Scale is the first barrier. The Home Depot, Inc. operated 2,361 stores in North America as of May 2026 and more than 1,280 SRS branches through its specialty network. It generated $164.7 billion in FY2025 sales and $41.8 billion in Q1 2026 sales, which shows how hard it is for a new player to reach national relevance. The company also had about 470,000 associates and delivered 10 million training hours to frontline workers in the prior year. A challenger would need a similar store footprint, local inventory depth, and trained labor force to compete on product availability and jobsite service. That level of buildout is slow, expensive, and difficult to finance.
Capital needs create another strong entry barrier. The Home Depot, Inc. invested $3.7 billion in capital expenditures in fiscal 2025 and guided capex to about 2.5% of sales in fiscal 2026. It also paused share repurchases to reduce debt after the $18.25 billion SRS acquisition and fully integrated the $5.5 billion GMS purchase. In Q1 2026, operating income was $4.98 billion, but adjusted EPS still fell 3.7% year over year, which shows that even an incumbent with strong cash generation faces pressure when it expands. A new entrant would need billions just to build distribution centers, store inventory, jobsite delivery systems, and trade services. That capital burden keeps entry threat low.
| Entry barrier | The Home Depot, Inc. position | Why it matters |
|---|---|---|
| Scale | 2,361 stores and over 1,280 SRS branches | Hard to match national coverage and local convenience |
| Capital intensity | $3.7 billion capex in fiscal 2025 and 2.5% of sales capex guidance for fiscal 2026 | New entrants need large upfront spending before earning returns |
| Omnichannel capability | Online sales were 16.5% of Q1 2026 net sales and grew 10.5% | Entrants must build both digital and physical fulfillment |
| Professional relationships | Pro represented about 50% of sales | Recurring contractor demand is harder to win than one-time consumer traffic |
| Credibility and returns | 156 consecutive quarters of dividends and 25.4% ROIC | Suppliers, lenders, and customers prefer established operators |
The omnichannel model raises the entry bar because the business must serve customers both online and in stores. Online sales grew 10.5% in Q1 2026 and represented 16.5% of total net sales, while nearly half of online orders were fulfilled through physical stores. The digital ecosystem generates more than $21 billion annually, and tools such as Magic Apron, Material List Builder, Google partnership work, and real-time delivery tracking improve the project experience. A new entrant would need to build a digital platform, physical fulfillment network, inventory visibility, and last-mile delivery at the same time. That combination is costly, operationally complex, and slow to copy.

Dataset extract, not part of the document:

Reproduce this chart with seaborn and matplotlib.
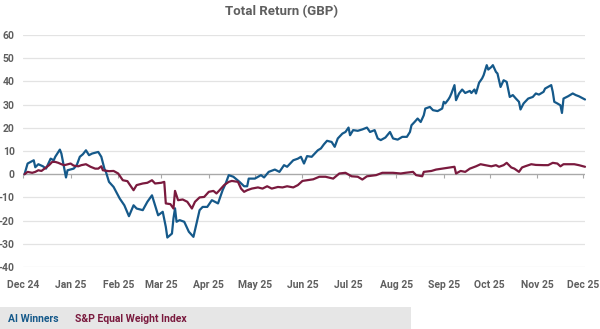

Professional customers make the moat deeper. Pro represented about 50% of sales, and the company is targeting the $450 billion professional contractor market with trade credit and bulk jobsite fulfillment. The SRS network has more than 1,280 branches, and Mingledorff's adds 42 HVAC locations in the Southeast. Those assets support recurring orders, tighter delivery schedules, and cross-selling across product categories. Management's focus on stickiness matters because contractor relationships are not easy to win with price alone. New entrants without dense local coverage and reliable jobsite service face a steep uphill climb.
- Limited store density makes it hard for a new entrant to offer the same convenience and assortment.
- Large upfront spending is required for stores, inventory, trucks, systems, and labor.
- Contractor trust takes years to build and usually depends on service reliability, credit terms, and delivery performance.
- Digital and physical integration is now expected, so a pure online model is not enough.
- Investor confidence tends to favor established cash-generating companies with dividend history and high returns on capital.
Brand strength and financial credibility also deter challengers. The Home Depot, Inc. is the world's largest home improvement retailer, trades on the NYSE under HD, and is included in the Dow Jones Industrial Average. Institutional investors own over 70% of outstanding shares, and the company has paid dividends for 156 consecutive quarters. The quarterly dividend was raised to $2.33 per share, or $9.32 annually, even as ROIC remained high at 25.4%. Stable leadership under Ted Decker and a conservative 2026 guidance framework reinforce confidence in the business model. A new entrant would need to persuade suppliers, lenders, and customers that it can match that level of stability, which is difficult without a long operating record.